## EXERCISE OBJECTIVE
Make an exact copy of the entries, and keep any pictures out of it.

## DATA ENTRIES
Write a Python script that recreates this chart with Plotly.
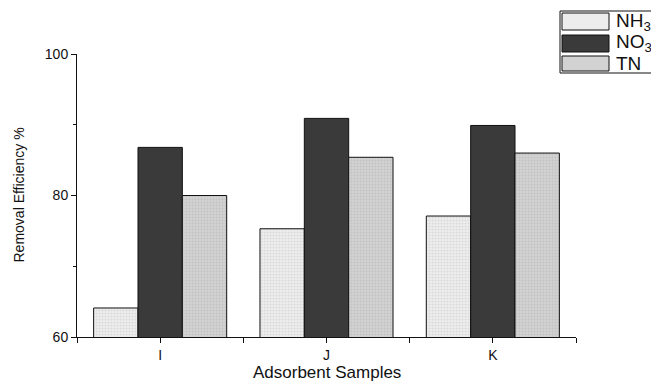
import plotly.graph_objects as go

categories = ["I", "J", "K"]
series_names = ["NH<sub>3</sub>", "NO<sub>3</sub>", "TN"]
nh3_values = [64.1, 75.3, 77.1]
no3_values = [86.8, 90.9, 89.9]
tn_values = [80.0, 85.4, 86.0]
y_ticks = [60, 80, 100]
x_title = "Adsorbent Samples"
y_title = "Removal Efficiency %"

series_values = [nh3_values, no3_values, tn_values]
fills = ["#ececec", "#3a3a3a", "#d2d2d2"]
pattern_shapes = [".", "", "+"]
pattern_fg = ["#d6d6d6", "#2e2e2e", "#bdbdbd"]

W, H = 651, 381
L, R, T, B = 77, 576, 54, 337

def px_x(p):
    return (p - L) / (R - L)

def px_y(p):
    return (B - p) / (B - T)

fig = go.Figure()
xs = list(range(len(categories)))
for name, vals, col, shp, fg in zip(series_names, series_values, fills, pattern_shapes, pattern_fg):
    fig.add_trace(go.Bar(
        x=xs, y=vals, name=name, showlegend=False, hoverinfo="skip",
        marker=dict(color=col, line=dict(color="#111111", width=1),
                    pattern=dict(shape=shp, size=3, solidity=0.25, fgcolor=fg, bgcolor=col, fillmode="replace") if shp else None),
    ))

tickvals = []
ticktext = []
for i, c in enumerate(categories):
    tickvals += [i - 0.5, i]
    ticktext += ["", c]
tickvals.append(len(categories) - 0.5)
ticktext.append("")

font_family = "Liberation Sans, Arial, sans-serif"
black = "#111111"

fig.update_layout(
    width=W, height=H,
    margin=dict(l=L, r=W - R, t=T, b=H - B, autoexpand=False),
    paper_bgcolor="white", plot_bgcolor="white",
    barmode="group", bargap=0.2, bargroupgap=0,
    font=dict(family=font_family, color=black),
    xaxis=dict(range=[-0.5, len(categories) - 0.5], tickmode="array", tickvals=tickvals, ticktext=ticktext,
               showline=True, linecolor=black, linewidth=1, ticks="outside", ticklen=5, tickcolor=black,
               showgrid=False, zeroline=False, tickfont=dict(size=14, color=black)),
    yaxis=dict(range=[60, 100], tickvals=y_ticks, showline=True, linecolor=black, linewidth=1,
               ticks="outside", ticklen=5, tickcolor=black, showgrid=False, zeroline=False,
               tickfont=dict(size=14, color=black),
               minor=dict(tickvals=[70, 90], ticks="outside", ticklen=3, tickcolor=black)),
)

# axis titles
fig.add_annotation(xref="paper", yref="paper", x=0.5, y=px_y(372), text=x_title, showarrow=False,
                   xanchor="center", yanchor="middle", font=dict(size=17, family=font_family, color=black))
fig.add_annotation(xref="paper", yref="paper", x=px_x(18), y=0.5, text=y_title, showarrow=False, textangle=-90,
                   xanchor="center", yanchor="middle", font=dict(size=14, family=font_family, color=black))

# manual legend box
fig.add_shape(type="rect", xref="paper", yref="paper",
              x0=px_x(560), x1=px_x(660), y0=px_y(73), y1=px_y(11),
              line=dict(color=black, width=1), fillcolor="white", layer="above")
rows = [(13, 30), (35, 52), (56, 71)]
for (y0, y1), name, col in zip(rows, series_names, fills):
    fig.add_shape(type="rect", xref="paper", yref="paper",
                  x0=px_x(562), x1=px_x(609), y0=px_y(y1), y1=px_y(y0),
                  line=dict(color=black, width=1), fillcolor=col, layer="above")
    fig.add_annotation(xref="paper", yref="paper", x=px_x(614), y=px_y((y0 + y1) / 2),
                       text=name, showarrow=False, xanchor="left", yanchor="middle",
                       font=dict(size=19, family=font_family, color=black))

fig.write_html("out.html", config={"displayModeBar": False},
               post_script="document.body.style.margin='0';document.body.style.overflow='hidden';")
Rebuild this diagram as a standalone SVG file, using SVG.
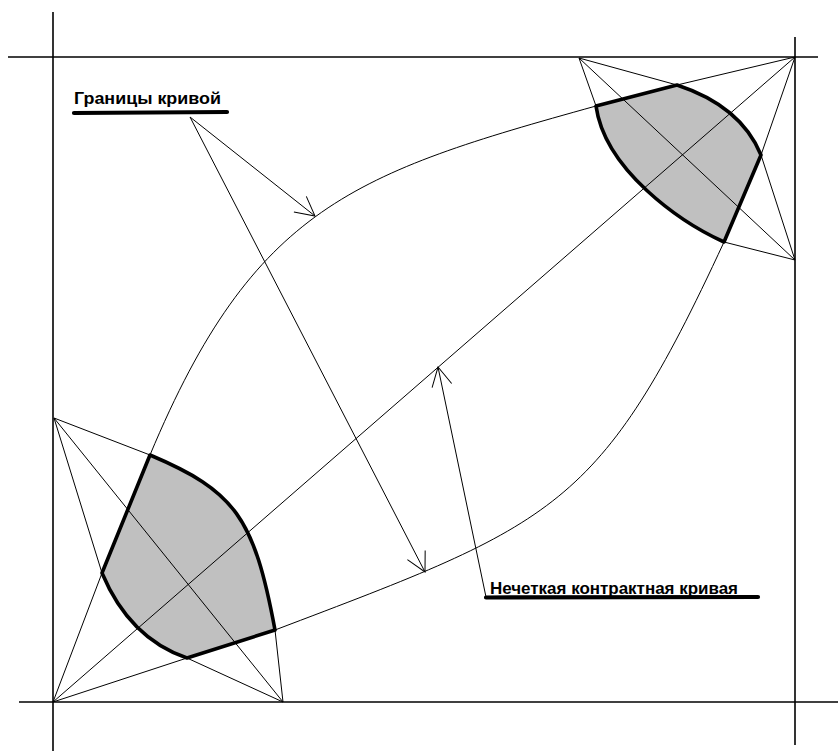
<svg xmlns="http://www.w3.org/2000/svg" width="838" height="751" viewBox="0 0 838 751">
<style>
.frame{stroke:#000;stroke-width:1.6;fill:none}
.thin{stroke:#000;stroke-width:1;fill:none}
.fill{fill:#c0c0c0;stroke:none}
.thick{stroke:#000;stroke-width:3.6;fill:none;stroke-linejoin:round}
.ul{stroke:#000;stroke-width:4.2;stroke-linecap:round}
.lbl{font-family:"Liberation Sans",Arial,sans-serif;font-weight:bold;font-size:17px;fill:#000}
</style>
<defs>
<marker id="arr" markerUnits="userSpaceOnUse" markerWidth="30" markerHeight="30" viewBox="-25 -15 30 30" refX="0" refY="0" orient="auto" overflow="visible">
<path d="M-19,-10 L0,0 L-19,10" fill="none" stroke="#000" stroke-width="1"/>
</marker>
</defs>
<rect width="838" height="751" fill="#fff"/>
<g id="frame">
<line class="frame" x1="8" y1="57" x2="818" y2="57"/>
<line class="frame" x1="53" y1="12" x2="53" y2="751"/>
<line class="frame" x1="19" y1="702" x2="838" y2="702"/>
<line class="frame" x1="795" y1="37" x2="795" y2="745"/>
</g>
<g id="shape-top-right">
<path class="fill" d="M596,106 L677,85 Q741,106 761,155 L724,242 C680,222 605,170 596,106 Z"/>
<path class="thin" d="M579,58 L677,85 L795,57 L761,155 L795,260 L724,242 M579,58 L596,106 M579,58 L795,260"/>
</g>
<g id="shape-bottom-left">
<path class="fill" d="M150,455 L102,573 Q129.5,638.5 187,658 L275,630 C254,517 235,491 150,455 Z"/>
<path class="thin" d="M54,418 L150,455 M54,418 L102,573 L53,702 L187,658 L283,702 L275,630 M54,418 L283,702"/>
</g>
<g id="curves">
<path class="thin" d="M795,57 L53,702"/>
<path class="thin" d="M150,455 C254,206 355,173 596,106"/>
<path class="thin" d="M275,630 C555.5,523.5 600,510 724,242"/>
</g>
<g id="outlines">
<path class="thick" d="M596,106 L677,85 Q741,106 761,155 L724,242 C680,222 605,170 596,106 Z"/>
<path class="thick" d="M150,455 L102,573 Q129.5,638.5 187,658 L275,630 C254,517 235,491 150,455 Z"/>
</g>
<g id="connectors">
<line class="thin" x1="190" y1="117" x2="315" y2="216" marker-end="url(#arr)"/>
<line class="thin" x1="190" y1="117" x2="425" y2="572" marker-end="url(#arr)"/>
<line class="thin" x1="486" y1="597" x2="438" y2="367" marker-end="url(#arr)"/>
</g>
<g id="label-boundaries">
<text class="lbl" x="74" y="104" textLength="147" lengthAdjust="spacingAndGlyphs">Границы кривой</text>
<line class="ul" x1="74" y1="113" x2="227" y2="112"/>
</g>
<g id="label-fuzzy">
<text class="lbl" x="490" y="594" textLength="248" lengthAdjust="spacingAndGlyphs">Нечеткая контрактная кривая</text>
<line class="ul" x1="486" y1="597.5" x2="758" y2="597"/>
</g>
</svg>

## SOLUTION TO THIS EXERCISE
Write a Python script that recreates this chart with Plotly.
import plotly.graph_objects as go

categories = ["I", "J", "K"]
series_names = ["NH<sub>3</sub>", "NO<sub>3</sub>", "TN"]
nh3_values = [64.1, 75.3, 77.1]
no3_values = [86.8, 90.9, 89.9]
tn_values = [80.0, 85.4, 86.0]
y_ticks = [60, 80, 100]
x_title = "Adsorbent Samples"
y_title = "Removal Efficiency %"

series_values = [nh3_values, no3_values, tn_values]
fills = ["#ececec", "#3a3a3a", "#d2d2d2"]
pattern_shapes = [".", "", "+"]
pattern_fg = ["#d6d6d6", "#2e2e2e", "#bdbdbd"]

W, H = 651, 381
L, R, T, B = 77, 576, 54, 337

def px_x(p):
    return (p - L) / (R - L)

def px_y(p):
    return (B - p) / (B - T)

fig = go.Figure()
xs = list(range(len(categories)))
for name, vals, col, shp, fg in zip(series_names, series_values, fills, pattern_shapes, pattern_fg):
    fig.add_trace(go.Bar(
        x=xs, y=vals, name=name, showlegend=False, hoverinfo="skip",
        marker=dict(color=col, line=dict(color="#111111", width=1),
                    pattern=dict(shape=shp, size=3, solidity=0.25, fgcolor=fg, bgcolor=col, fillmode="replace") if shp else None),
    ))

tickvals = []
ticktext = []
for i, c in enumerate(categories):
    tickvals += [i - 0.5, i]
    ticktext += ["", c]
tickvals.append(len(categories) - 0.5)
ticktext.append("")

font_family = "Liberation Sans, Arial, sans-serif"
black = "#111111"

fig.update_layout(
    width=W, height=H,
    margin=dict(l=L, r=W - R, t=T, b=H - B, autoexpand=False),
    paper_bgcolor="white", plot_bgcolor="white",
    barmode="group", bargap=0.2, bargroupgap=0,
    font=dict(family=font_family, color=black),
    xaxis=dict(range=[-0.5, len(categories) - 0.5], tickmode="array", tickvals=tickvals, ticktext=ticktext,
               showline=True, linecolor=black, linewidth=1, ticks="outside", ticklen=5, tickcolor=black,
               showgrid=False, zeroline=False, tickfont=dict(size=14, color=black)),
    yaxis=dict(range=[60, 100], tickvals=y_ticks, showline=True, linecolor=black, linewidth=1,
               ticks="outside", ticklen=5, tickcolor=black, showgrid=False, zeroline=False,
               tickfont=dict(size=14, color=black),
               minor=dict(tickvals=[70, 90], ticks="outside", ticklen=3, tickcolor=black)),
)

# axis titles
fig.add_annotation(xref="paper", yref="paper", x=0.5, y=px_y(372), text=x_title, showarrow=False,
                   xanchor="center", yanchor="middle", font=dict(size=17, family=font_family, color=black))
fig.add_annotation(xref="paper", yref="paper", x=px_x(18), y=0.5, text=y_title, showarrow=False, textangle=-90,
                   xanchor="center", yanchor="middle", font=dict(size=14, family=font_family, color=black))

# manual legend box
fig.add_shape(type="rect", xref="paper", yref="paper",
              x0=px_x(560), x1=px_x(660), y0=px_y(73), y1=px_y(11),
              line=dict(color=black, width=1), fillcolor="white", layer="above")
rows = [(13, 30), (35, 52), (56, 71)]
for (y0, y1), name, col in zip(rows, series_names, fills):
    fig.add_shape(type="rect", xref="paper", yref="paper",
                  x0=px_x(562), x1=px_x(609), y0=px_y(y1), y1=px_y(y0),
                  line=dict(color=black, width=1), fillcolor=col, layer="above")
    fig.add_annotation(xref="paper", yref="paper", x=px_x(614), y=px_y((y0 + y1) / 2),
                       text=name, showarrow=False, xanchor="left", yanchor="middle",
                       font=dict(size=19, family=font_family, color=black))

fig.write_html("out.html", config={"displayModeBar": False},
               post_script="document.body.style.margin='0';document.body.style.overflow='hidden';")
Rebuild this diagram as a standalone SVG file, using SVG.
<svg xmlns="http://www.w3.org/2000/svg" width="838" height="751" viewBox="0 0 838 751">
<style>
.frame{stroke:#000;stroke-width:1.6;fill:none}
.thin{stroke:#000;stroke-width:1;fill:none}
.fill{fill:#c0c0c0;stroke:none}
.thick{stroke:#000;stroke-width:3.6;fill:none;stroke-linejoin:round}
.ul{stroke:#000;stroke-width:4.2;stroke-linecap:round}
.lbl{font-family:"Liberation Sans",Arial,sans-serif;font-weight:bold;font-size:17px;fill:#000}
</style>
<defs>
<marker id="arr" markerUnits="userSpaceOnUse" markerWidth="30" markerHeight="30" viewBox="-25 -15 30 30" refX="0" refY="0" orient="auto" overflow="visible">
<path d="M-19,-10 L0,0 L-19,10" fill="none" stroke="#000" stroke-width="1"/>
</marker>
</defs>
<rect width="838" height="751" fill="#fff"/>
<g id="frame">
<line class="frame" x1="8" y1="57" x2="818" y2="57"/>
<line class="frame" x1="53" y1="12" x2="53" y2="751"/>
<line class="frame" x1="19" y1="702" x2="838" y2="702"/>
<line class="frame" x1="795" y1="37" x2="795" y2="745"/>
</g>
<g id="shape-top-right">
<path class="fill" d="M596,106 L677,85 Q741,106 761,155 L724,242 C680,222 605,170 596,106 Z"/>
<path class="thin" d="M579,58 L677,85 L795,57 L761,155 L795,260 L724,242 M579,58 L596,106 M579,58 L795,260"/>
</g>
<g id="shape-bottom-left">
<path class="fill" d="M150,455 L102,573 Q129.5,638.5 187,658 L275,630 C254,517 235,491 150,455 Z"/>
<path class="thin" d="M54,418 L150,455 M54,418 L102,573 L53,702 L187,658 L283,702 L275,630 M54,418 L283,702"/>
</g>
<g id="curves">
<path class="thin" d="M795,57 L53,702"/>
<path class="thin" d="M150,455 C254,206 355,173 596,106"/>
<path class="thin" d="M275,630 C555.5,523.5 600,510 724,242"/>
</g>
<g id="outlines">
<path class="thick" d="M596,106 L677,85 Q741,106 761,155 L724,242 C680,222 605,170 596,106 Z"/>
<path class="thick" d="M150,455 L102,573 Q129.5,638.5 187,658 L275,630 C254,517 235,491 150,455 Z"/>
</g>
<g id="connectors">
<line class="thin" x1="190" y1="117" x2="315" y2="216" marker-end="url(#arr)"/>
<line class="thin" x1="190" y1="117" x2="425" y2="572" marker-end="url(#arr)"/>
<line class="thin" x1="486" y1="597" x2="438" y2="367" marker-end="url(#arr)"/>
</g>
<g id="label-boundaries">
<text class="lbl" x="74" y="104" textLength="147" lengthAdjust="spacingAndGlyphs">Границы кривой</text>
<line class="ul" x1="74" y1="113" x2="227" y2="112"/>
</g>
<g id="label-fuzzy">
<text class="lbl" x="490" y="594" textLength="248" lengthAdjust="spacingAndGlyphs">Нечеткая контрактная кривая</text>
<line class="ul" x1="486" y1="597.5" x2="758" y2="597"/>
</g>
</svg>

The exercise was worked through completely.